Cependant, l’évasion qui a le plus marqué les esprits de la directrice et de ses collègues est celle, plus récente, de Mohamed Amra, en mai 2024. Le détenu s’est évadé lors d’une extraction de la maison d’arrêt d’Evreux dans l’Eure, au niveau du péage d’Incarville. Le convoi a été pris d’assaut par un commando lourdement armé, tuant deux agents pénitentiaires. « Cet évènement a diminué drastiquement le nombre d’extractions », indique la directrice. Cette opération consiste à conduire un détenu sous surveillance en dehors de l’établissement lorsqu’il doit comparaître en justice ou recevoir des soins par exemple. Elle pose néanmoins la question de la sécurité des agents pénitentiaires, ce qui a engendré certains aménagements. « Le niveau d’escorte des détenus à extraire a été relevé et le choix de recourir ou non à la visioconférence pour être entendu par un juge n’est plus laissé aux détenus, abonde Aurélie Leclercq, sans se prononcer sur le bien-fondé de cette mesure.
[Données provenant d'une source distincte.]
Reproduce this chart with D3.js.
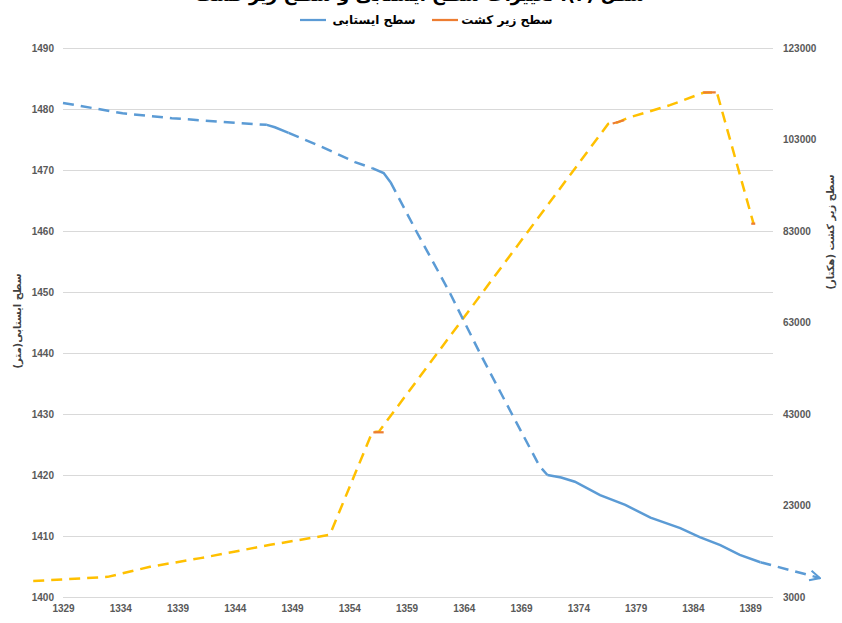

Cette décision, contestée par les magistrats et les avocats, a été prise par le garde des Sceaux dans une circulaire datée du 1er août 2024.
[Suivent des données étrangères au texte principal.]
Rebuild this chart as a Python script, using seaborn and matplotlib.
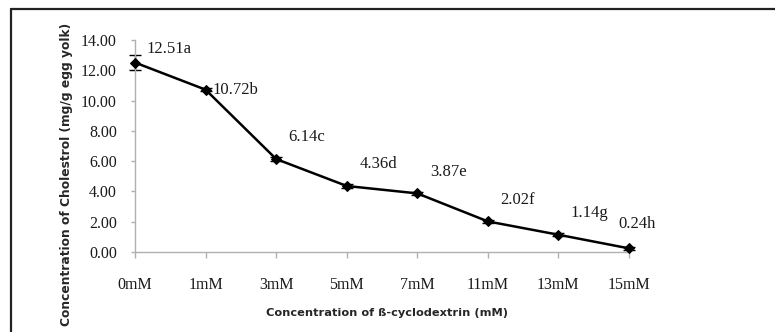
import matplotlib
matplotlib.use("Agg")
import matplotlib.pyplot as plt
import seaborn as sns
import pandas as pd
from matplotlib.lines import Line2D

categories = ["0mM", "1mM", "3mM", "5mM", "7mM", "11mM", "13mM", "15mM"]
cholesterol = [12.51, 10.72, 6.14, 4.36, 3.87, 2.02, 1.14, 0.24]
errors = [0.48, 0.12, 0.12, 0.15, 0.12, 0.12, 0.10, 0.12]
letters = ["a", "b", "c", "d", "e", "f", "g", "h"]
yticks = [0, 2, 4, 6, 8, 10, 12, 14]

# label offsets in points (dx, dy)
offsets = [(8, 4), (5, 0), (9, 10), (9, 10), (9, 10), (9, 10), (9, 10), (-8, 12)]

df = pd.DataFrame({"conc": categories, "chol": cholesterol})

sns.set_style("white")
serif = ["Liberation Serif", "DejaVu Serif"]

fig = plt.figure(figsize=(7.75, 3.32), dpi=100)
ax = fig.add_axes([135 / 775, 1 - 252 / 332, (629 - 135) / 775, (252 - 40) / 332])

eb = ax.errorbar(df["conc"], df["chol"], yerr=errors, fmt="none", ecolor="black",
                 elinewidth=1, capsize=4, capthick=1, zorder=2)
for artist in eb.lines[1] + eb.lines[2]:
    artist.set_clip_on(False)
sns.lineplot(data=df, x="conc", y="chol", ax=ax, color="black", linewidth=1.8,
             marker="D", markersize=5.5, markeredgecolor="black", sort=False, zorder=3)
for ln in ax.lines:
    ln.set_clip_on(False)

for i, (c, v, l) in enumerate(zip(categories, cholesterol, letters)):
    ax.annotate(f"{v:.2f}{l}", xy=(i, v), xytext=offsets[i], textcoords="offset points",
                ha="left", va="bottom" if offsets[i][1] > 0 else "center",
                fontsize=12, family=serif, color="#1a1a1a")

ax.set_xlim(0, len(categories) - 1)
ax.set_ylim(0, 14)
ax.set_yticks(yticks)
ax.set_yticklabels([f"{t:.2f}" for t in yticks], family=serif, fontsize=11.5, color="#1a1a1a")
ax.set_xticks(range(len(categories)))
ax.set_xticklabels(categories, family=serif, fontsize=11.5, color="#1a1a1a")

for s in ["top", "right"]:
    ax.spines[s].set_visible(False)
for s in ["left", "bottom"]:
    ax.spines[s].set_color("#B0B0B0")
    ax.spines[s].set_linewidth(1)
ax.tick_params(axis="x", direction="out", length=4, width=1, color="#B0B0B0", pad=14, bottom=True)
ax.tick_params(axis="y", direction="out", length=3, width=1, color="#B0B0B0", pad=10, left=True)

ax.set_xlabel("Concentration of ß-cyclodextrin (mM)", fontsize=8.2, fontweight="bold",
              family="DejaVu Sans")
ax.set_ylabel("Concentration of Cholestrol (mg/g egg yolk)", fontsize=8.8, fontweight="bold",
              family="DejaVu Sans")
ax.xaxis.set_label_coords((387 - 135) / (629 - 135), -(313 - 252) / (252 - 40))
ax.yaxis.set_label_coords(-(135 - 67) / (629 - 135), (252 - 174) / (252 - 40))
ax.xaxis.label.set_va("center")
ax.yaxis.label.set_va("center")

# outer frame (top and left visible)
fig.add_artist(Line2D([11 / 775, 1.0], [1 - 9 / 332, 1 - 9 / 332], color="#222222", linewidth=1.6))
fig.add_artist(Line2D([11 / 775, 11 / 775], [0.0, 1 - 9 / 332], color="#222222", linewidth=1.6))

fig.savefig("out.png", dpi=100)
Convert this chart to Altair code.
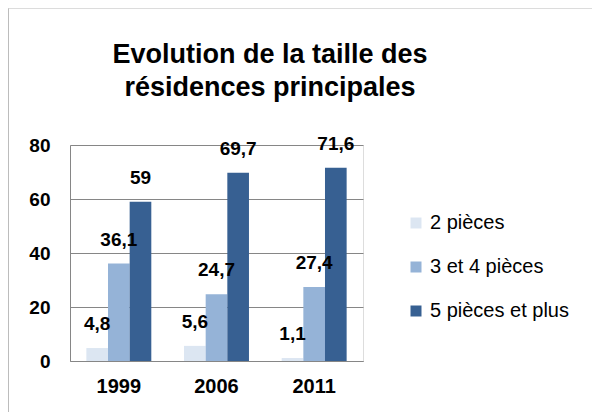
import altair as alt
import pandas as pd

years = ["1999", "2006", "2011"]
series = ["2 pièces", "3 et 4 pièces", "5 pièces et plus"]
v_2p = [4.8, 5.6, 1.1]
v_34p = [36.1, 24.7, 27.4]
v_5p = [59, 69.7, 71.6]
colors = ["#dce6f2", "#95b3d7", "#376092"]
y_ticks = [0, 20, 40, 60, 80]
title_lines = ["Evolution de la taille des", "résidences principales"]

rows = []
for s, vals in zip(series, [v_2p, v_34p, v_5p]):
    for yr, v in zip(years, vals):
        lab = (f"{v:g}").replace(".", ",")
        rows.append({"annee": yr, "serie": s, "valeur": v, "label": lab})
df = pd.DataFrame(rows)

FONT = "Liberation Sans"
GRAY = "#868686"

x_enc = alt.X("annee:N", sort=years, title=None,
              scale=alt.Scale(paddingInner=0.335, paddingOuter=0.1675),
              axis=alt.Axis(labelAngle=0, ticks=False, domainColor=GRAY, labelPadding=15,
                            labelFont=FONT, labelFontSize=20, labelFontWeight="bold",
                            labelColor="black", grid=False))
y_enc = alt.Y("valeur:Q", title=None, scale=alt.Scale(domain=[0, 80], nice=False),
              axis=alt.Axis(values=y_ticks, ticks=False, domainColor=GRAY, gridColor=GRAY,
                            labelPadding=20, labelFont=FONT, labelFontSize=19,
                            labelFontWeight="bold", labelColor="black"))
xo = alt.XOffset("serie:N", sort=series, scale=alt.Scale(paddingInner=0, paddingOuter=0))

bars = alt.Chart(df).mark_bar().encode(
    x=x_enc, y=y_enc, xOffset=xo,
    color=alt.Color("serie:N", sort=series, scale=alt.Scale(domain=series, range=colors),
                    legend=alt.Legend(title=None, orient="none", legendX=336, legendY=68,
                                      symbolType="square", symbolSize=121, symbolStrokeWidth=0,
                                      labelFont=FONT, labelFontSize=20, labelColor="black",
                                      rowPadding=24, labelOffset=4)),
)

labels = alt.Chart(df).mark_text(font=FONT, fontSize=19, fontWeight="bold", color="black",
                                 baseline="middle", dy=-24).encode(
    x=x_enc, y=y_enc, xOffset=xo, text="label:N")

one = pd.DataFrame({"k": [0]})
title1 = alt.Chart(one).mark_text(font=FONT, fontSize=27, fontWeight="bold", color="black",
                                  align="center", baseline="alphabetic", text=title_lines[0]).encode(
    x=alt.value(200), y=alt.value(-82))
title2 = alt.Chart(one).mark_text(font=FONT, fontSize=27, fontWeight="bold", color="black",
                                  align="center", baseline="alphabetic", text=title_lines[1]).encode(
    x=alt.value(200), y=alt.value(-49))

border_left = alt.Chart(one).mark_rule(color="#a6a6a6", strokeWidth=1.5).encode(
    x=alt.value(-62), y=alt.value(-137), y2=alt.value(269))
border_top = alt.Chart(one).mark_rule(color="#d0d0d0", strokeWidth=1.5).encode(
    x=alt.value(-62), x2=alt.value(522), y=alt.value(-137))

chart = alt.layer(border_left, border_top, bars, labels, title1, title2).properties(
    width=293, height=216,
    autosize=alt.AutoSizeParams(type="none"),
    padding={"left": 62, "top": 137, "right": 229, "bottom": 51},
).configure_view(stroke=None).configure(background="white")

chart.save("out.html", embed_options={"renderer": "svg", "actions": False})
« J’ai découvert ce métier lors d’une visite de la maison centrale de Saint-Maur (Indre et Loire) en deuxième année d’études, raconte Aurélie Leclercq. » Elle se rêvait alors commissaire de police avant de changer de voie, ébahie par un directeur charismatique et la découverte d’un métier inconnu jusque-là, « qui avait l’air de pouvoir allier stabilité et sens ». Son diplôme de droit en poche, elle enchaîne avec le concours d’entrée à l’Ecole nationale d’administration pénitentiaire (ENAP). « Sur les 19 étudiants de la promotion 1998, 14 étaient des femmes. »  Ce métier très masculin s’est ouvert aux femmes avec l’élargissement des profils recrutés aux étudiants universitaires. Les femmes étant majoritaires dans les filières académiques, leur nombre s’en est retrouvé augmenté aux concours de l’ENAP. Néanmoins, « aujourd’hui nous ne sommes plus que cinq de ma promotion à diriger une prison. »
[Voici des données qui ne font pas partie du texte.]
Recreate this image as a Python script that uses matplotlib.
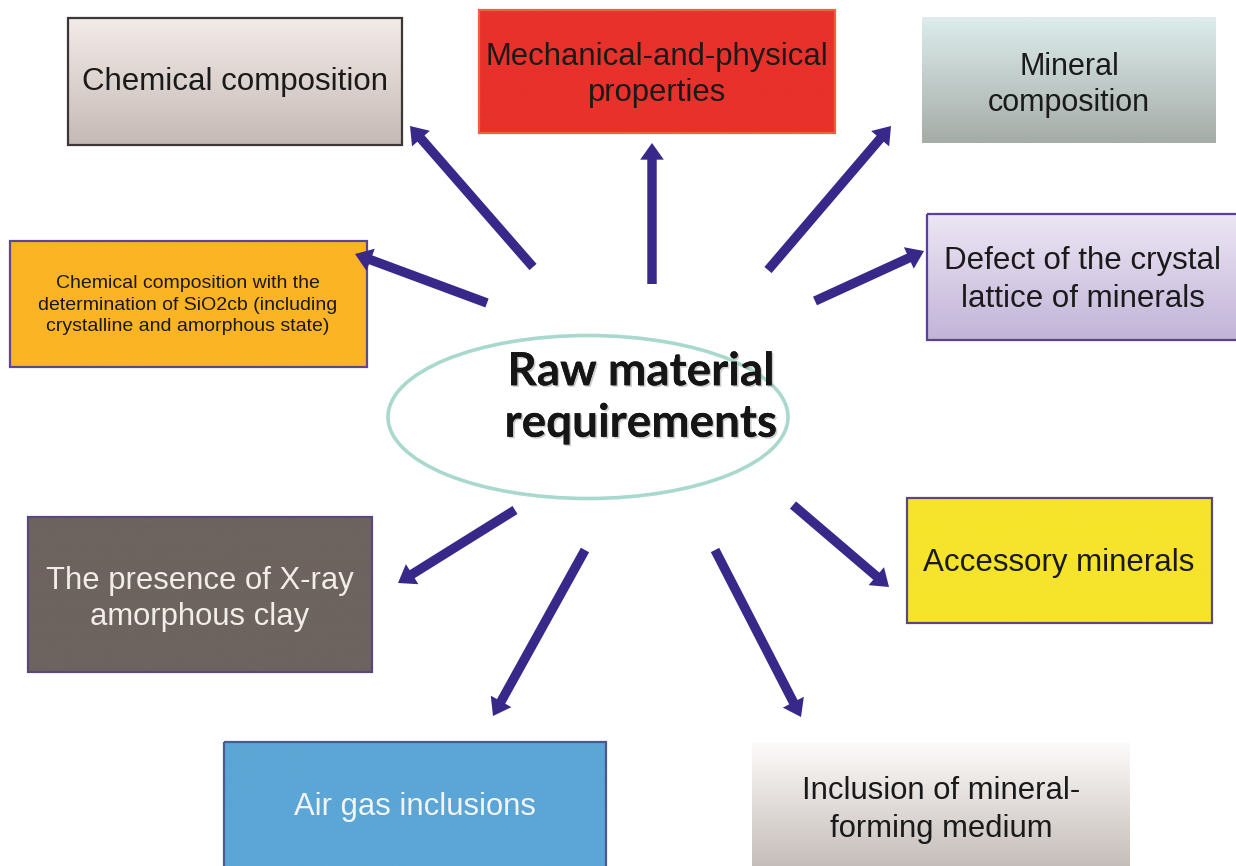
import matplotlib
matplotlib.use("Agg")
import matplotlib.pyplot as plt
import numpy as np
from matplotlib.patches import Rectangle, Ellipse, FancyArrowPatch
from matplotlib.colors import to_rgb
import matplotlib.patheffects as pe

# ---- content ----
center_label = "Raw material\nrequirements"
box_labels = [
    "Chemical composition",
    "Mechanical-and-physical\nproperties",
    "Mineral\ncomposition",
    "Chemical composition with the\ndetermination of SiO2cb (including\ncrystalline and amorphous state)",
    "Defect of the crystal\nlattice of minerals",
    "The presence of X-ray\namorphous clay",
    "Accessory minerals",
    "Air gas inclusions",
    "Inclusion of mineral-\nforming medium",
]

# ---- layout (pixel coordinates: x0, y0, x1, y1) ----
box_rects = [
    (68, 18, 402, 145),
    (479, 10, 835, 133),
    (922, 17, 1216, 143),
    (10, 241, 367, 367),
    (927, 214, 1240, 340),
    (28, 517, 372, 672),
    (907, 498, 1212, 623),
    (224, 742, 606, 870),
    (752, 742, 1130, 870),
]
box_top = ["#f3ebe8", "#e8312b", "#dcedec", "#fbb424", "#ece6f4", "#6d635f", "#f6e42b", "#5ba6d6", "#fdfbfa"]
box_bot = ["#c6bab6", "#e8312b", "#a6aca8", "#fbb424", "#c2b4d8", "#6d635f", "#f6e42b", "#5ba6d6", "#c4bcb8"]
box_edge = ["#3c3636", "#f06040", None, "#5a4a8c", "#5b3f9a", "#5a4a7c", "#5a4a7c", "#4a5a90", None]
text_col = ["#1a1a1a", "#1a1a1a", "#1a1a1a", "#1a1a1a", "#1a1a1a", "#f2ede8", "#1a1a1a", "#f4f4f4", "#1a1a1a"]
text_size = [22.5, 22.3, 22, 14, 22.5, 22.3, 22.5, 22.3, 22.3]
text_y = [82, 75, 85, 305, 280, 599, 563, 807, 810]
text_x = [235, 657, 1069, 188, 1083, 200, 1059, 415, 941]
text_ls = [1.3, 1.28, 1.28, 1.38, 1.32, 1.3, 1.3, 1.3, 1.32]

arrows = [  # tail (x,y) -> head (x,y)
    ((533, 267), (410, 126)),
    ((652, 284), (652, 143)),
    ((768, 270), (891, 126)),
    ((815, 301), (924, 251)),
    ((487, 303), (355, 254)),
    ((515, 510), (398, 583)),
    ((585, 550), (493, 716)),
    ((715, 550), (801, 717)),
    ((793, 505), (889, 587)),
]

W, H = 1236, 866
fig = plt.figure(figsize=(W / 100, H / 100), dpi=100)
ax = fig.add_axes([0, 0, 1, 1])
ax.set_xlim(0, W)
ax.set_ylim(H, 0)
ax.axis("off")

for i, (x0, y0, x1, y1) in enumerate(box_rects):
    c1 = np.array(to_rgb(box_top[i]))
    c2 = np.array(to_rgb(box_bot[i]))
    t = np.linspace(0, 1, 64)[:, None, None]
    grad = c1 * (1 - t) + c2 * t
    ax.imshow(grad, extent=(x0, x1, y1, y0), aspect="auto", zorder=1, interpolation="bilinear")
    if box_edge[i] is not None:
        ax.add_patch(Rectangle((x0, y0), x1 - x0, y1 - y0, fill=False,
                               edgecolor=box_edge[i], lw=1.6, zorder=2))
    ax.text(text_x[i], text_y[i], box_labels[i], ha="center", va="center",
            fontsize=text_size[i], color=text_col[i], family="Liberation Sans",
            linespacing=text_ls[i], zorder=3)

ax.add_patch(Ellipse((588, 417), 400, 163, facecolor="white", edgecolor="#a9d8cd", lw=2.6, zorder=2))
ax.text(641, 398, center_label, ha="center", va="center", fontsize=33, fontweight="bold",
        family="Lato", color="#151515", linespacing=1.28, zorder=4,
        path_effects=[pe.withSimplePatchShadow(offset=(1.2, -1.2), shadow_rgbFace="#999999", alpha=0.5), pe.Normal()])

for (tx, ty), (hx, hy) in arrows:
    ap = FancyArrowPatch((tx, ty), (hx, hy),
                         arrowstyle="simple,head_length=1.2,head_width=1.7,tail_width=0.68",
                         mutation_scale=10, color="#37288a", lw=0, zorder=5,
                         shrinkA=0, shrinkB=0)
    ax.add_patch(ap)

fig.savefig("out.png", dpi=100, facecolor="white")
La particularité du Centre pénitentiaire de Sequedin est d’abriter également une nursery à l’écart du quartier principal. Elle accueille les « futures mères à partir du sixième mois de grossesse et jusqu’aux 18 mois de l’enfant », explique fièrement Aurélie Leclercq. La directrice a à cœur d’assurer la réinsertion de ces jeunes mères. La nursery fonctionne en régime portes-ouvertes, c’est-à-dire que les détenues sont libres de leurs allées et venues durant la journée mais elles doivent être de retour à une certaine heure. « Pour les femmes avec enfant qui doivent purger de longues peines, nous les habituons à se détacher de leur enfant progressivement pour que lorsqu’il atteint les 18 mois, ce soit moins difficile. Le papa ou la famille viennent le chercher d’abord une heure le week-end, puis quelques heures puis une journée pour que la maman s’habitue à son absence. » Les yeux d’Aurélie Leclercq brillent d’un mélange de fierté et d’empathie à l’évocation de ce sujet. Elle-même mère de famille, ne peut rester insensible aux parcours de vie qu’elle rencontre à la nursery.